Meski pasar utamanya adalah perempuan usia 35 tahun ke atas, Yulia juga mencoba merambah pasar anak muda.
"Saya variasikan modelnya. Misalnya celana Aladdin, itu disukai anak muda. Biasanya mereka pasangkan sama kaos biasa buat jalan-jalan. Jadi tetap bisa mengikuti tren tapi tetap dengan teknik pewarnaan handmade," katanya.
Untuk memperluas pasar, Yulia juga memproduksi varian busana dari kain printing.
Namun, fokus utama tetap pada pelestarian karya handmade.
"Saya juga bikin dari kain printing motif bunga atau nasional.
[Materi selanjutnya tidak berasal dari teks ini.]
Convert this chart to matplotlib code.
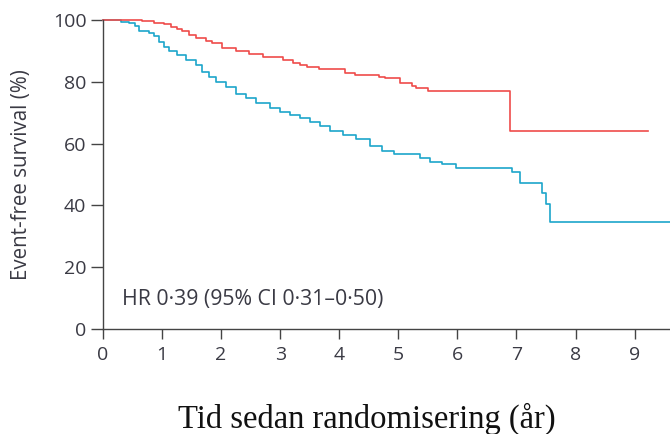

Tapi yang handmade ini tetap saya utamakan karena nilai kreativitas dan budayanya tinggi," jelas Yulia Kasih.
Menurut Yulia, ia menjaga kreativitas perajin di sekitarnya agar tetap lestari dan tidak punah termakan zaman.
"Ini bentuk usaha saya untuk menjaga agar pengrajin seperti keluarga saya tetap ada dan tidak punah," ujarnya.
Dengan menggabungkan nilai tradisional dan semangat kewirausahaan, Yulia Kasih melalui Fashion Sheffa tidak hanya menciptakan produk fashion berkualitas, tetapi juga menghidupkan kembali warisan budaya lokal yang nyaris hilang.
Baca juga: Batik Tulis Girilayu Karanganyar: Menghidupkan Tradisi, Mewariskan Keindahan Budaya Mangkunegaran
Melalui tangan-tangan terampil di keluarganya, ia membuktikan bahwa dalam dunia fashion modern, karya buatan tangan tetap memiliki tempat yang istimewa.